Один из них склонился над телом матери и аккуратно, почти любовно и долго снимал с покойницы украшения, которые она так любила.

– Простыню. – Попросил второй. – Завернуть.

Она торопливо достала из стенки широкую, в алых розах, любимую матерью простыню. Они расстелили ее на полу, подняли тело матери с дивана и положили на пол. Один из них завязал три узла, и мать исчезла в этом саване. Они подняли ее и понесли. Было уже четыре ночи. На улице плакал холодный ноябрьский дождь. Соседи и не подозревали, что подъезд посетила Смерть.

Персонажи

Надя теперь частенько заходила к Виктории поболтать, выпить. Она была не жадной и никогда с пустыми руками на порог не являлась. То шоколадку Димке принесет, а Саньке сунет пакет чипсов. Ребятишкам особенно понравились Надины пирожки с капустой, с картошкой, грибами. А особенно вкусными были с ливером.

– Ты не стесняйся, если надо помочь – я помогу. – Говорила Надя, спокойно оглядываясь по сторонам. Поленница у Тамарки не на месте. Ты бы лучше ее под навес поставила, здесь, на терассе. И зимой удобно брать, недалеко и сухие дрова будут. А дров здесь надо порядочно. Телеги три.

Надя знала, кого надо позвать для работы.

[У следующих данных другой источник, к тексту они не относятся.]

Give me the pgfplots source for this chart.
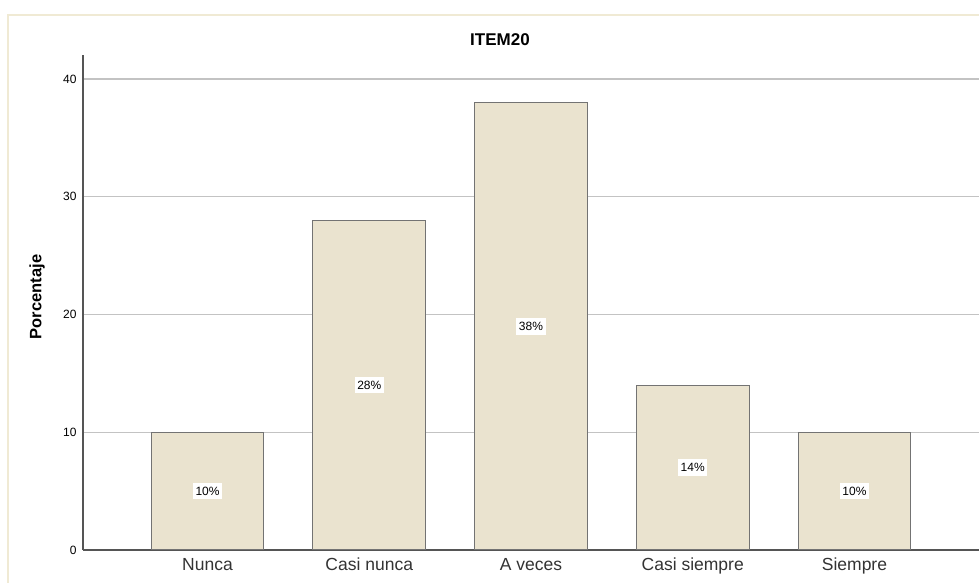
\documentclass[border=0pt]{standalone}
\usepackage{pgfplots}
\pgfplotsset{compat=1.18}
\usepackage{fontspec}
\setmainfont{Liberation Sans}
\definecolor{barfill}{RGB}{234,227,207}
\definecolor{barline}{RGB}{115,115,115}
\definecolor{gridc}{RGB}{195,195,195}
\definecolor{axisc}{RGB}{85,85,85}
\definecolor{borderc}{RGB}{240,234,212}
\begin{document}
\begin{tikzpicture}[x=1pt,y=1pt]
\path[use as bounding box] (0,0) rectangle (979,583);
\draw[color=borderc, line width=1.5pt] (8,0) -- (8,568) -- (979,568);
\begin{axis}[
  at={(83pt,33pt)}, anchor=south west,
  scale only axis, width=896pt, height=495pt,
  xmin=-0.77, xmax=4.77, ymin=0, ymax=42.04,
  axis x line*=bottom, axis y line*=left,
  axis line style={color=axisc, line width=1.4pt},
  xtick={0,1,2,3,4},
  xticklabels={Nunca,Casi nunca,A veces,Casi siempre,Siempre},
  ytick={0,10,20,30,40},
  major tick length=0pt,
  ymajorgrids, grid style={color=gridc, line width=1.3pt},
  xticklabel style={font=\fontsize{17.5}{20}\selectfont, text=black!80, text height=13pt, text depth=4pt, yshift=-4pt},
  yticklabel style={font=\fontsize{12}{14}\selectfont, text=black, xshift=-3pt},
  /pgf/number format/assume math mode=true,
  clip=false,
]
\addplot[ybar, bar width=0.697, fill=barfill, draw=barline, line width=1pt]
  coordinates {(0,10) (1,28) (2,38) (3,14) (4,10)};
\addplot[only marks, mark=none, point meta=explicit symbolic,
  nodes near coords,
  every node near coord/.append style={anchor=center, fill=white, inner xsep=2.5pt, inner ysep=4pt, font=\fontsize{12}{14}\selectfont, text=black}]
  coordinates {(0,5)[10\%] (1,14)[28\%] (2,19)[38\%] (3,7)[14\%] (4,5)[10\%]};
\end{axis}
\node[font=\bfseries\fontsize{17}{20}\selectfont] at (500,543.5) {ITEM20};
\node[font=\bfseries\fontsize{16.5}{20}\selectfont, rotate=90] at (37,286) {Porcentaje};
\end{tikzpicture}
\end{document}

– Во-первых, Ваку. Есть еще Рыжий. Но он вороватый. А Вака – нет. Перекопают огород. А на посадку картошки и грядок можно позвать Лидку – Каланчу. У нее рука легкая. И очень она трудолюбивая. Есть еще бывший водитель Шиловонина Буренок и его жена Лелька, бывший врач-зоотехник. У нее остеопароз. Вечно переломанная, в гипсе. А пьет, зараза, без перерыва. Детей у них нет. Но любовь серьезная. Друг без друга никуда.

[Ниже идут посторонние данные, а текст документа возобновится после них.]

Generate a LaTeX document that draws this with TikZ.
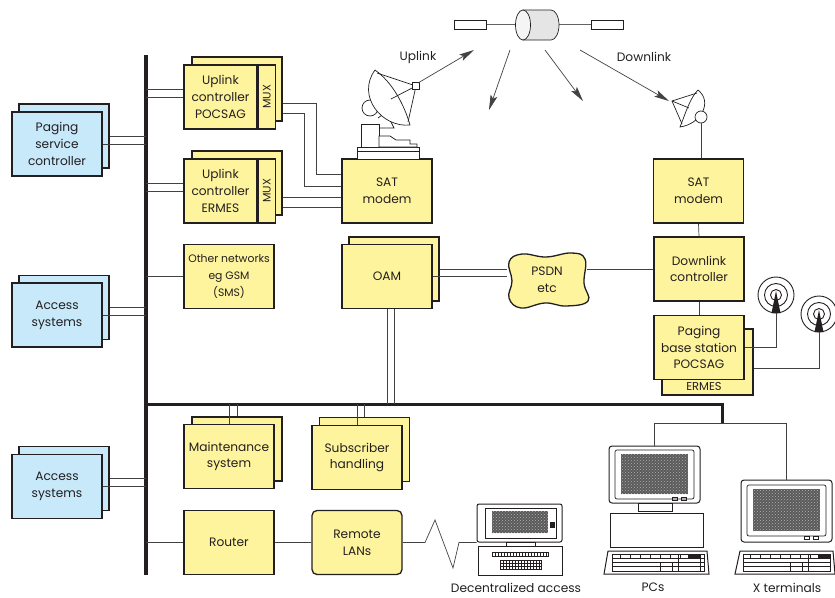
\documentclass[tikz,border=0pt]{standalone}
\usepackage{fontspec}
\usepackage{graphicx}
\setmainfont{Poppins}
\usetikzlibrary{arrows.meta,patterns}
\definecolor{boxyellow}{RGB}{255,244,158}
\definecolor{boxblue}{RGB}{199,233,250}
\definecolor{ink}{RGB}{35,31,32}
\definecolor{scr}{RGB}{90,90,90}
\begin{document}
\begin{tikzpicture}[x=1pt,y=-1pt,
    yel/.style={draw=ink,fill=boxyellow,line width=1.3pt,minimum width=90pt,minimum height=64pt,
      inner sep=1pt,align=center,text=ink,font=\fontsize{12.2}{16.7}\selectfont},
    blu/.style={yel,fill=boxblue},
    ln/.style={draw=ink!85,line width=0.7pt},
    arr/.style={ln,-{Stealth[length=15pt,width=7pt,inset=3pt]}},
    lbl/.style={text=ink,align=center,font=\fontsize{12.2}{16.7}\selectfont},
    screen/.style={fill=scr,postaction={pattern=crosshatch dots,pattern color=gray!60}}]
  \useasboundingbox (0,0) rectangle (835,597);

  % bus lines
  \coordinate (b1) at (146,55);
  \coordinate (b2) at (146,575);
  \coordinate (h1) at (146,404);
  \coordinate (h2) at (722,404);
  \coordinate (h3) at (722,423);
  \draw[ink,line width=4.5pt] (b1) -- (b2);
  \draw[ink,line width=3pt] (h1) -- (h2) -- (h3);

  % left side
  \node[blu] (pscB) at (64,136) {};
  \node[blu] (psc) at (57,144) {Paging\\service\\controller};
  \node[blu] (acc1B) at (64,307.5) {};
  \node[blu] (acc1) at (57,315) {Access\\systems};
  \node[blu] (acc2B) at (64,478.5) {};
  \node[blu] (acc2) at (57,486.5) {Access\\systems};
  \begin{scope}[ln]
    \draw (pscB.east) -- (pscB.east -| b1);
    \draw (psc.east) -- (psc.east -| b1);
    \draw (acc1B.east) -- (acc1B.east -| b1);
    \draw (acc1.east) -- (acc1.east -| b1);
    \draw (acc2B.east) -- (acc2B.east -| b1);
    \draw (acc2.east) -- (acc2.east -| b1);
  \end{scope}

  % uplink controllers
  \node[yel] (upPB) at (237,89) {};
  \node[yel,minimum width=73pt] (upP) at (220.5,97) {Uplink\\controller\\POCSAG};
  \node[yel,minimum width=17pt,inner sep=0pt,anchor=west] (muxP) at (upP.east) {\rotatebox{90}{\fontsize{11}{11}\selectfont MUX}};
  \node[yel] (upEB) at (237,183) {};
  \node[yel,minimum width=73pt] (upE) at (220.5,191) {Uplink\\controller\\ERMES};
  \node[yel,minimum width=17pt,inner sep=0pt,anchor=west] (muxE) at (upE.east) {\rotatebox{90}{\fontsize{11}{11}\selectfont MUX}};
  \node[yel,font=\fontsize{10.8}{16.7}\selectfont] (oth) at (229,276.5) {Other networks\\eg GSM\\(SMS)};

  \node[yel] (satL) at (387,191) {SAT\\modem};
  \begin{scope}[ln]
    \draw (upPB -| b1) -- (upPB -| upP.west);
    \draw (upP.west -| b1) -- (upP.west);
    \draw (upEB -| b1) -- (upEB -| upE.west);
    \draw (upE.west -| b1) -- (upE.west);
    \draw (oth.west -| b1) -- (oth.west);
    \draw (upPB.east |- 0,103) -- (316,103) -- (316,174) -- (satL.west |- 0,174);
    \draw (upPB.east |- 0,113) -- (304,113) -- (304,186) -- (satL.west |- 0,186);
    \draw (upEB.east |- 0,197) -- (satL.west |- 0,197);
    \draw (upEB.east |- 0,207) -- (satL.west |- 0,207);
  \end{scope}

  % uplink dish
  \begin{scope}[draw=ink,line width=0.7pt]
    \filldraw[fill=white] (357,147) rectangle (419,159);
    \draw (357,151) -- (419,151);
    \filldraw[fill=white] (361,124) rectangle (379,147);
    \filldraw[fill=white] (379,147) -- (379,136) -- (390,136) -- (396,140) -- (410,140) -- (410,144) -- (417,144) -- (417,147) -- cycle;
    \draw (378,118) -- (386,112) -- (394,128) -- (379,128);
    \filldraw[fill=white] (370,108) circle[radius=8];
    \filldraw[fill=white] (375,70) .. controls (356,96) and (382,128) .. (410,125) .. controls (404,104) and (392,82) .. (375,70);
    \draw (377,73) -- (416,86) -- (408,122);
    \draw (391,99) -- (416,86);
    \filldraw[fill=white] (412,82) rectangle (419,89);
  \end{scope}

  % satellite
  \begin{scope}[draw=ink,line width=0.7pt]
    \draw[ink!70] (486,24.5) -- (523,24.5);
    \draw[ink!70] (552,24.5) -- (591,24.5);
    \filldraw[fill=white] (454,20) rectangle (486,29);
    \filldraw[fill=white] (591,20) rectangle (623,29);
    \filldraw[fill=gray!20] (523,10) -- (551,10) arc[start angle=-90,end angle=90,x radius=8,y radius=15] -- (523,40) -- cycle;
    \filldraw[fill=gray!8] (523,25) ellipse[x radius=7.5,y radius=15];
  \end{scope}
  \coordinate (feedL) at (418,83);
  \coordinate (upT) at (474,50);
  \coordinate (s1) at (510,50);
  \coordinate (s1T) at (489,110);
  \coordinate (s2) at (545,50);
  \coordinate (s2T) at (583,101);
  \coordinate (s3) at (580,50);
  \coordinate (s3T) at (669,101);
  \draw[arr] (feedL) -- (upT);
  \draw[arr] (s1) -- (s1T);
  \draw[arr] (s2) -- (s2T);
  \draw[arr] (s3) -- (s3T);
  \node[lbl] (upl) at (418,57) {Uplink};
  \node[lbl] (dnl) at (644,57) {Downlink};

  % downlink dish
  \begin{scope}[draw=ink,line width=0.7pt]
    \filldraw[fill=white] (698,90) .. controls (713,102) and (701,124) .. (680,127) .. controls (686,112) and (690,98) .. (698,90);
    \draw (697,93) -- (672,101) -- (682,124);
    \draw (689,108) -- (672,101);
    \filldraw[fill=white] (701,117) circle[radius=6];
  \end{scope}
  \coordinate (dishR) at (701,123);

  % downlink side
  \node[yel] (satR) at (698.5,191) {SAT\\modem};
  \node[yel] (dlc) at (699,269) {Downlink\\controller};
  \node[yel,minimum width=91pt,minimum height=66pt] (pbsB) at (707.5,362) {};
  \node[lbl,font=\fontsize{11.5}{12}\selectfont] (erm) at (704,386) {ERMES};
  \node[yel] (pbs) at (699,347.5) {Paging\\base station\\POCSAG};
  \draw[ln] (dishR) -- (dishR |- satR.north);
  \draw[ln] (satR.south) -- (dlc.north);
  \draw[ln] (dlc.south) -- (pbs.north);

  % antennas
  \coordinate (ant1) at (776,295);
  \coordinate (ant2) at (819,314);
  \coordinate (m1) at (776,313);
  \coordinate (m2) at (819,332);
  \foreach \a in {ant1,ant2}{
    \foreach \r in {5.5,11.5,18}
      \draw[ink,line width=0.9pt] (\a) circle[radius=\r];
  }
  \fill[ink] (776,291) -- (780.5,313) -- (771.5,313) -- cycle;
  \fill[ink] (819,310) -- (823.5,332) -- (814.5,332) -- cycle;
  \draw[ln] (pbs.east) -- (pbs.east -| m1) -- (m1);
  \draw[ln] (pbsB.east |- 0,368) -- (m2 |- 0,368) -- (m2);

  % OAM and PSDN
  \node[yel] (oamB) at (394,269) {};
  \node[yel] (oam) at (387,276.5) {OAM};
  \draw[draw=ink,fill=boxyellow,line width=1.3pt] plot[smooth cycle,tension=0.7] coordinates
    {(509,262) (522,254) (546,257) (571,253) (585,259) (584,283) (588,301) (566,306) (545,303) (521,308) (509,298) (512,281)};
  \node[lbl,minimum width=80pt,minimum height=54pt,inner sep=0pt] (psdn) at (547,280) {PSDN\\etc};
  \begin{scope}[ln]
    \draw (oamB.east) -- (oamB.east -| psdn.west);
    \draw (oam.east) -- (oam.east -| psdn.west);
    \draw (psdn.east |- dlc) -- (dlc.west);
    \draw (oam.south) -- (oam.south |- h1);
    \draw (oamB |- oam.south) -- (oamB |- h1);
  \end{scope}

  % lower boxes
  \node[yel] (mntB) at (237,449) {};
  \node[yel] (mnt) at (229,456.5) {Maintenance\\system};
  \node[yel] (subB) at (364.5,449.5) {};
  \node[yel] (sub) at (357,457.5) {Subscriber\\handling};
  \node[yel] (rtr) at (229,542.5) {Router};
  \node[yel,rounded corners=5pt] (rlan) at (357,542.5) {Remote\\LANs};
  \begin{scope}[ln]
    \draw (mnt.north) -- (mnt.north |- h1);
    \draw (mntB.north) -- (mntB.north |- h1);
    \draw (sub.north) -- (sub.north |- h1);
    \draw (subB.north) -- (subB.north |- h1);
    \draw (rtr.west -| b1) -- (rtr.west);
    \draw (rtr.east) -- (rlan.west);
  \end{scope}

  % decentralized access
  \node[draw=ink,line width=1pt,rounded corners=2pt,minimum width=85pt,minimum height=38pt,inner sep=0pt] (decmon) at (519.5,523) {};
  \begin{scope}[draw=ink,line width=0.7pt]
    \draw (485,508) rectangle (556,538);
    \fill[screen] (492,511) rectangle (548,533);
    \fill[ink] (550,522) rectangle (555,528);
    \draw (506,542) rectangle (535,546);
    \draw[line width=1pt] (478,546) rectangle (562,575);
    \draw (492,552) rectangle (548,556);
    \foreach \x in {495,498,...,546} \draw[line width=0.4pt] (\x,552) -- (\x,556);
    \draw (500,560) rectangle (541,569);
    \foreach \x in {503,506,...,539} \draw[line width=0.4pt] (\x,560) -- (\x,569);
    \draw[line width=0.4pt] (500,563) -- (541,563) (500,566) -- (541,566);
  \end{scope}
  \draw[ln] (rlan.east) -- (425,542.5) -- (435,520) -- (453,568) -- (459,542.5) -- (decmon.south west);

  % PC
  \node[draw=ink,line width=1pt,rounded corners=3pt,minimum width=91pt,minimum height=57pt,inner sep=0pt] (pcmon) at (654.5,474.5) {};
  \begin{scope}[draw=ink,line width=0.7pt]
    \draw[rounded corners=2pt] (615,450) rectangle (694,499);
    \fill[screen] (621,454) rectangle (688,494);
    \draw (672,497) rectangle (677,500) (681,497) rectangle (686,500);
    \draw (638,503) rectangle (672,511);
    \draw[line width=1pt] (610,513) rectangle (703,547);
    \draw[line width=1pt] (608,551) -- (707,551) -- (709,574) -- (604,574) -- cycle;
    \draw (612,554) rectangle (704,571);
    \draw[line width=0.4pt] (612,558) -- (704,558) (612,562) -- (704,562) (612,566) -- (704,566);
    \foreach \x in {620,630,...,700} \draw[line width=0.4pt] (\x,554) -- (\x,558);
    \draw (660,562) rectangle (672,571) (678,554) rectangle (700,571);
    \fill[ink] (688,554) rectangle (700,558);
  \end{scope}

  % X terminal
  \node[draw=ink,line width=1pt,rounded corners=3pt,minimum width=91pt,minimum height=62pt,inner sep=0pt] (xmon) at (786.5,511) {};
  \begin{scope}[draw=ink,line width=0.7pt]
    \draw[rounded corners=2pt] (747,485) rectangle (826,536);
    \fill[screen] (753,489) rectangle (820,531);
    \draw (804,536) rectangle (809,539) (813,536) rectangle (818,539);
    \draw[line width=1pt] (740,551) -- (833,551) -- (835,574) -- (735,574) -- cycle;
    \draw (743,554) rectangle (830,571);
    \draw[line width=0.4pt] (743,558) -- (830,558) (743,562) -- (830,562) (743,566) -- (830,566);
    \foreach \x in {750,760,...,820} \draw[line width=0.4pt] (\x,554) -- (\x,558);
    \draw (790,562) rectangle (802,571) (808,554) rectangle (830,571);
    \fill[ink] (818,554) rectangle (830,558);
  \end{scope}
  \draw[ln] (pcmon.north) -- (pcmon.north |- h3) -- (xmon.north |- h3) -- (xmon.north);

  \node[lbl,inner sep=1pt] (declbl) at (516,587.5) {Decentralized access};
  \node[lbl,inner sep=1pt] (pclbl) at (653,587.5) {PCs};
  \node[lbl,inner sep=1pt] (xlbl) at (787,587.5) {X terminals};
\end{tikzpicture}
\end{document}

– Все пьяницы? – удивилась Виктория.

– А то. Лелька образованная. А Буренок очень любил читать. До сих пор в библиотеку в Людке ходит, книжки берет. Но говорят, очень уж был строптивый. А Лидка – сидячая. Мужа убила. Покусился на ее дочь. Хотел девчонку изнахратить. На лесоповале в Магадане трубила пятнадцать лет. Голодала, говорит. Нет… Ты ее не бойся. Она женщина неплохая. Когда выпиваем, она все кусочки другим подкладывает, ты, ешь, ешь… говорит. Я знаю, что такое голод.